Egypt woment start a revolution in divorce laws


The Independent (UK)- 25 January 2000

 Egypt women start a revolution in divorce laws


By Caroline Hawley in Cairo



                               Islamic-based divorce laws that have long discriminated

                               against Egyptian women are expected to be reformed.


                               A controversial new Bill, to be put before the overwhelmingly

                               male parliament today, would go some way towards balancing

                               rules that give men the automatic right to divorce but demand

                               that women produce convincing evidence of ill treatment.

                               Under the Bill women could, for the first time, initiate divorce on

                               the basis of straightforward incompatibility. It would also allow

                               them to go to court if their husbands prevent them from

                               travelling abroad.


                               But Egyptian men, who can divorce their wives simply by

                               uttering "I divorce thee" three times, have reacted with shock

                               and anger to the prospect of seeing their marital supremacy

                               eroded. Many argue that Egyptian women are too irrational to

                               be allowed to initiate divorce and that they would misuse the



                               The proposed changes, which are backed by President Hosni

                               Mubarak's government, have triggered a furious national

                               debate that has revealed the depths of the country's

                               conservatism. Cartoons in the national newspapers yesterday

                               depicted women with moustaches and men in shackles

                               pushing prams.

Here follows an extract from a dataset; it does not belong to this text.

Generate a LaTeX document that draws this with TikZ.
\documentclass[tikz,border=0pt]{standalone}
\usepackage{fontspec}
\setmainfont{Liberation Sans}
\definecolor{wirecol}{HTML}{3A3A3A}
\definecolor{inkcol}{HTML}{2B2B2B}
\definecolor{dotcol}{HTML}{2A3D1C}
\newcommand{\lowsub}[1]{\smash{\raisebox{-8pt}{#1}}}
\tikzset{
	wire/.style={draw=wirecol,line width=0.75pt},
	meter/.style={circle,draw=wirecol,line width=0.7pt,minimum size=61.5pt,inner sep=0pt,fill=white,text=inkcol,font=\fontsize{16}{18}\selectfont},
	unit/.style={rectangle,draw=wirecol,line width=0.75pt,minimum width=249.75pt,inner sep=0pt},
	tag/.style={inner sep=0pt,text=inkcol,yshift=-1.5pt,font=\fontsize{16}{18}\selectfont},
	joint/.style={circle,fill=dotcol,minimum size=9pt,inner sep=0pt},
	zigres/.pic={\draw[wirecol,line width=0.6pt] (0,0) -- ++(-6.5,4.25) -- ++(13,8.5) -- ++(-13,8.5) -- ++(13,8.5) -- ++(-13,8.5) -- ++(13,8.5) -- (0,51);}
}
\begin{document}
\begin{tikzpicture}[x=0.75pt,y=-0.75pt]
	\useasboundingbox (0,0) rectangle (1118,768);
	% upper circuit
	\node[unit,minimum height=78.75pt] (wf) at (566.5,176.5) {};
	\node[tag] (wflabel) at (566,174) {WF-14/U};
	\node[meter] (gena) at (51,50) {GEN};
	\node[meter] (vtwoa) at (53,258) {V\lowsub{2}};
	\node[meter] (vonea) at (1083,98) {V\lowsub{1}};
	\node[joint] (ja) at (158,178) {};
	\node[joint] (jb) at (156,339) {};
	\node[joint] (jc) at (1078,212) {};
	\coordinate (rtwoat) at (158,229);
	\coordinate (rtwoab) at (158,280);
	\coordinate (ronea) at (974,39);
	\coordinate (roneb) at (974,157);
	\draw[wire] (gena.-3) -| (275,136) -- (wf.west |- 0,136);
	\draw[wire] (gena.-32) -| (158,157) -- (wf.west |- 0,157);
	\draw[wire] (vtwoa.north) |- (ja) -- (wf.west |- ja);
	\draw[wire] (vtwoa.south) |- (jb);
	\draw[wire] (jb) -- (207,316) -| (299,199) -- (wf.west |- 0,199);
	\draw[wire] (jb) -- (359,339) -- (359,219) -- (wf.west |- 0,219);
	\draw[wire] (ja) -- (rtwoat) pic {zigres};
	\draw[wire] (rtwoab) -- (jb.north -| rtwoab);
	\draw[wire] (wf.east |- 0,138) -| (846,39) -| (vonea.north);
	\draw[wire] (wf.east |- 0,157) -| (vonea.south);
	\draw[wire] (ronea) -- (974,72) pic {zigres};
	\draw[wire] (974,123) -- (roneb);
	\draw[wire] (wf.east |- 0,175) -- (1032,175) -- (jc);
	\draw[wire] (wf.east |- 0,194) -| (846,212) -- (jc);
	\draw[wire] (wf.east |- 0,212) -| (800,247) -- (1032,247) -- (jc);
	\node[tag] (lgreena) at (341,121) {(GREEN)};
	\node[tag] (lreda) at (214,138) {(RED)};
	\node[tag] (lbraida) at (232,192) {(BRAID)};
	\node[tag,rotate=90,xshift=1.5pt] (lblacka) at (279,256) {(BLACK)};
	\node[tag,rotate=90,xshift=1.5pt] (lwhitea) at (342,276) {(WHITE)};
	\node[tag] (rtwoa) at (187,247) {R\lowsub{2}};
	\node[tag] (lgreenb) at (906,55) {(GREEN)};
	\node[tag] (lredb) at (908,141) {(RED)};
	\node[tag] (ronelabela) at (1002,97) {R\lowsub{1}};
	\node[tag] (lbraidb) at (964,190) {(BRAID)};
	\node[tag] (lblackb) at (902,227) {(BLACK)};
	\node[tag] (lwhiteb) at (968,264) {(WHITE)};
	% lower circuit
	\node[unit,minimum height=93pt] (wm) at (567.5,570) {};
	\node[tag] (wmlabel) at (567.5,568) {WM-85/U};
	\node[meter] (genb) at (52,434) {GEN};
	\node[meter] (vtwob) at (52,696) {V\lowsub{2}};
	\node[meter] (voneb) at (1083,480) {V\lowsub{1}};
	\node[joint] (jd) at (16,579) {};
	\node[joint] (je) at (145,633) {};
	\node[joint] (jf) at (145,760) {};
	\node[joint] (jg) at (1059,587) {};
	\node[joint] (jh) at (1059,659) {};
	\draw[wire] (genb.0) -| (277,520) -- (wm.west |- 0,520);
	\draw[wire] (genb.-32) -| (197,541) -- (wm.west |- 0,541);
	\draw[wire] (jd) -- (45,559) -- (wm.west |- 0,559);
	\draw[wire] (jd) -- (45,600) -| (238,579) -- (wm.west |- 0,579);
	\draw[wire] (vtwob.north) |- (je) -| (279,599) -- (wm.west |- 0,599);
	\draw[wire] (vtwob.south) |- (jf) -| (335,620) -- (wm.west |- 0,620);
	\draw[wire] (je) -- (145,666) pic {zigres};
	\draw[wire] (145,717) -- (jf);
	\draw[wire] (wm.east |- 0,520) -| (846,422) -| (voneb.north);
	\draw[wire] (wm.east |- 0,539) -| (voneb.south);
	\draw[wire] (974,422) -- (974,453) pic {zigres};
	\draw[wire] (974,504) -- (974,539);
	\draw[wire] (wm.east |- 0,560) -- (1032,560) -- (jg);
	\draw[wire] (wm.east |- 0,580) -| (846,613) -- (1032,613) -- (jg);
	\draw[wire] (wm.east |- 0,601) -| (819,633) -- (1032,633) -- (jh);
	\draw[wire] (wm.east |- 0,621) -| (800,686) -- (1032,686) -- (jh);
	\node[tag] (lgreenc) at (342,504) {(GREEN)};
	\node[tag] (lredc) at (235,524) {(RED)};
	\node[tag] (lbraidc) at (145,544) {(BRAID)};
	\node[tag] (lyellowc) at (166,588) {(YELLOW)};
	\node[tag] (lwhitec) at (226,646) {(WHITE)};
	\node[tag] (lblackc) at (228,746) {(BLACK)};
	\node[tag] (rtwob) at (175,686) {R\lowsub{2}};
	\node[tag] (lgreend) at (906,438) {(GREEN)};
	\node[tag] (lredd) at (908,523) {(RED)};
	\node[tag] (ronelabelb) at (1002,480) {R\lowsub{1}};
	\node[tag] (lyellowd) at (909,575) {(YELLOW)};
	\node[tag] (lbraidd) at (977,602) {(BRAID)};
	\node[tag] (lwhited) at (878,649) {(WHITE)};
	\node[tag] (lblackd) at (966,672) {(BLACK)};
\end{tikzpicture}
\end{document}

                               "Women have their unique physiological nature, different from

                               any other living being," said Ahmed Abu Hijji, an MP from the

                               traditionally conservative south. "At certain times every month,

                               they become short-tempered and changeable and they might

                               try to divorce just because of that. It's a very dangerous thing."


                               Women activists hope the new law will help change such

                               chauvinist attitudes and begin to revolutionise sexual relations

                               but are concerned about an important catch. To obtain the

                               divorce, the woman would have to pay back the dowry her

                               husband gave at the time of the marriage, and forgo alimony

                               payments. "Poor women will not be able to afford it," said Hoda

                               Badran, a feminist. "These changes will largely benefit wealthy

                               women who are the only ones likely to travel abroad or be able

                               to buy their way out of a marriage."


                               The Bill has the support of Egypt's highest Muslim authorities

                               but many men argue that it is un-Islamic and a recipe for the

                               destruction of the Egyptian family. One MP said his

                               constituents would rather go to jail than implement the

                               changes, and argued they would lead to an increase in

                               violence against women. "I believe there will be lots of women

                               murdered because a man won't tolerate a woman leaving

                               them, and might suspect she has been having an affair," he



                               Parliament gave the Bill preliminary approval last Sunday and

                               today MPs will start going through it clause by clause before a

                               final vote. If passed, it will be a significant step in what women

                               activists say is a long struggle ahead.


                               "When a man knows a woman can take action against him,

                               he'll be obliged to respect her more and not abuse her," said

                               Iqbal Barakat, the editor of the women's weekly al-Hawa.